We could not refuse.

''Every time the kids get cranky, we put them in the truck and take them out to see 'roos,'' he explained, turning down a dirt road onto a golf course. ''Then they forget all about what they were fighting about.''

This time, the 'roos weren't at the golf course, where they usually come down out of the hills at dusk to drink at the water hazards. But a camper at the edge of the course had seen them pass by a half hour earlier. Perhaps they had moved over the ridge.

''I know that, too,'' said Mr. Duke. ''Get back into the car. We can head them off.''

As dusk turned into dark, the yellow station wagon skidded around on single-track dirt roads at a clip that would have done a Hollywood action film proud. We stopped in a large field.
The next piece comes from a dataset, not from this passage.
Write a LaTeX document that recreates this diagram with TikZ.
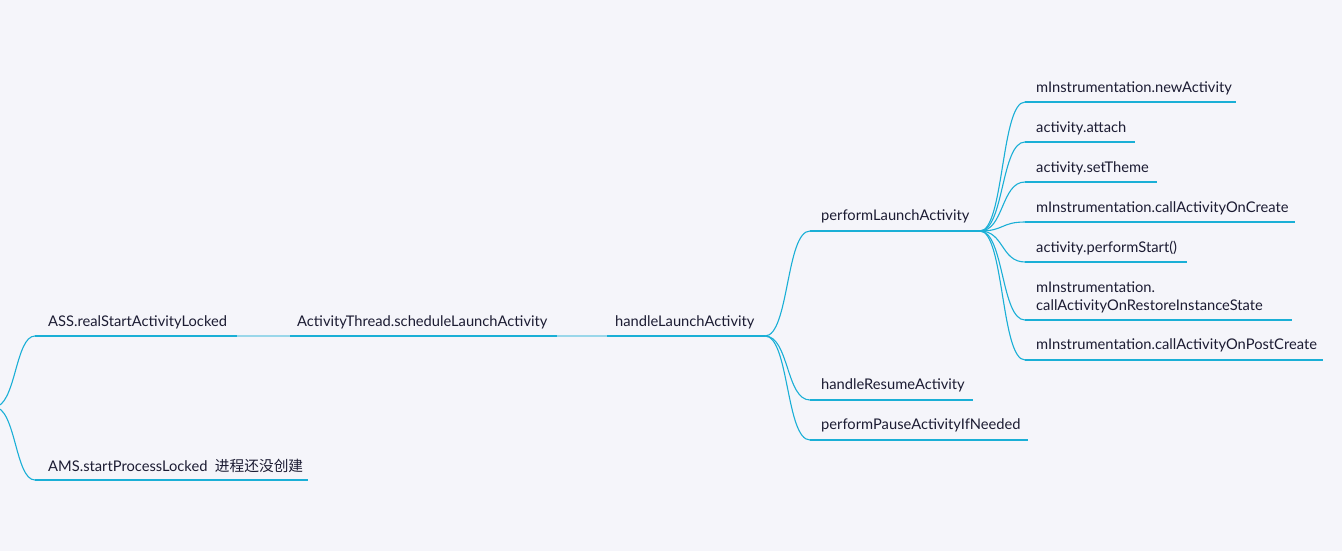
\documentclass[tikz,border=0pt]{standalone}
\usepackage{fontspec}
\setmainfont{Lato}
\newfontfamily\cjk{Noto Sans CJK SC}
\definecolor{bg}{HTML}{F5F5FA}
\definecolor{ln}{HTML}{1AAFD6}
\definecolor{lnfade}{HTML}{9AD7EA}
\definecolor{tx}{HTML}{1C1C33}
\tikzset{
  lbl/.style={anchor=west, inner sep=0pt, text=tx, font=\fontsize{14.7}{18}\selectfont, align=left},
  uline/.style={draw=ln, line width=1.2pt},
  conn/.style={draw=ln, line width=1.1pt},
  fade/.style={draw=lnfade, line width=1.2pt}
}
\begin{document}
\begin{tikzpicture}[x=1pt,y=-1pt]
\fill[bg] (0,0) rectangle (1342,551);
\useasboundingbox (0,0) rectangle (1342,551);
% root
\coordinate (root) at (-6,407);
% level 1
\node[lbl] (ass) at (48,322) {ASS.realStartActivityLocked};
\coordinate (assS) at (35,336); \coordinate (assE) at (237,336);
\node[lbl] (ams) at (48,466) {AMS.startProcessLocked\ \ {\cjk 进程还没创建}};
\coordinate (amsS) at (35,480); \coordinate (amsE) at (308,480);
% level 2
\node[lbl] (at) at (297,322) {ActivityThread.scheduleLaunchActivity};
\coordinate (atS) at (290,336); \coordinate (atE) at (557,336);
% level 3
\node[lbl] (hla) at (615,322) {handleLaunchActivity};
\coordinate (hlaS) at (607,336); \coordinate (hlaE) at (765,336);
% level 4
\node[lbl] (pla) at (821,216) {performLaunchActivity};
\coordinate (plaS) at (810,231); \coordinate (plaE) at (980,231);
\node[lbl] (hra) at (821,385) {handleResumeActivity};
\coordinate (hraS) at (810,400); \coordinate (hraE) at (973,400);
\node[lbl] (ppa) at (821,425) {performPauseActivityIfNeeded};
\coordinate (ppaS) at (810,440); \coordinate (ppaE) at (1028,440);
% level 5
\node[lbl] (c1) at (1036,88) {mInstrumentation.newActivity};
\coordinate (c1S) at (1025,102); \coordinate (c1E) at (1236,102);
\node[lbl] (c2) at (1036,128) {activity.attach};
\coordinate (c2S) at (1025,142); \coordinate (c2E) at (1135,142);
\node[lbl] (c3) at (1036,168) {activity.setTheme};
\coordinate (c3S) at (1025,182); \coordinate (c3E) at (1157,182);
\node[lbl] (c4) at (1036,208) {mInstrumentation.callActivityOnCreate};
\coordinate (c4S) at (1025,222); \coordinate (c4E) at (1295,222);
\node[lbl] (c5) at (1036,248) {activity.performStart()};
\coordinate (c5S) at (1025,262); \coordinate (c5E) at (1187,262);
\node[lbl] (c6) at (1036,297) {mInstrumentation.\\callActivityOnRestoreInstanceState};
\coordinate (c6S) at (1025,320); \coordinate (c6E) at (1292,320);
\node[lbl] (c7) at (1036,345) {mInstrumentation.callActivityOnPostCreate};
\coordinate (c7S) at (1025,360); \coordinate (c7E) at (1323,360);
% underlines
\foreach \n in {ass,ams,at,hla,pla,hra,ppa,c1,c2,c3,c4,c5,c6,c7}
  \draw[uline] (\n S) -- (\n E);
% connectors
\draw[conn] (root) .. controls +(22,0) and +(-20,0) .. (assS);
\draw[conn] (root) .. controls +(22,0) and +(-20,0) .. (amsS);
\draw[fade] (assE) -- (atS);
\draw[fade] (atE) -- (hlaS);
\foreach \n in {pla,hra,ppa}
  \draw[conn] (hlaE) .. controls +(24,0) and +(-24,0) .. (\n S);
\foreach \n in {c1,c2,c3,c4,c5,c6,c7}
  \draw[conn] (plaE) .. controls +(24,0) and +(-24,0) .. (\n S);
\end{tikzpicture}
\end{document}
''The 'roos just passed by,'' said another group of campers. ''You can catch them if you move fast.''

There, at the edge of a wood, a dozen kangaroos hopped in and out of the shadows. They were smaller than we'd expected, quick, and clearly uneasy with the new company. The largest moved on, and the others followed. All but one. She looked at us and leaned forward for a last bite of grass. Through binoculars, we could see the joey in her pouch take a bite of its own.

Our guide drove us to our car, and another 10 miles out of his way to guide us to the main road.

We found Melbourne. We missed the big match at the Cricket grounds. It didn't matter.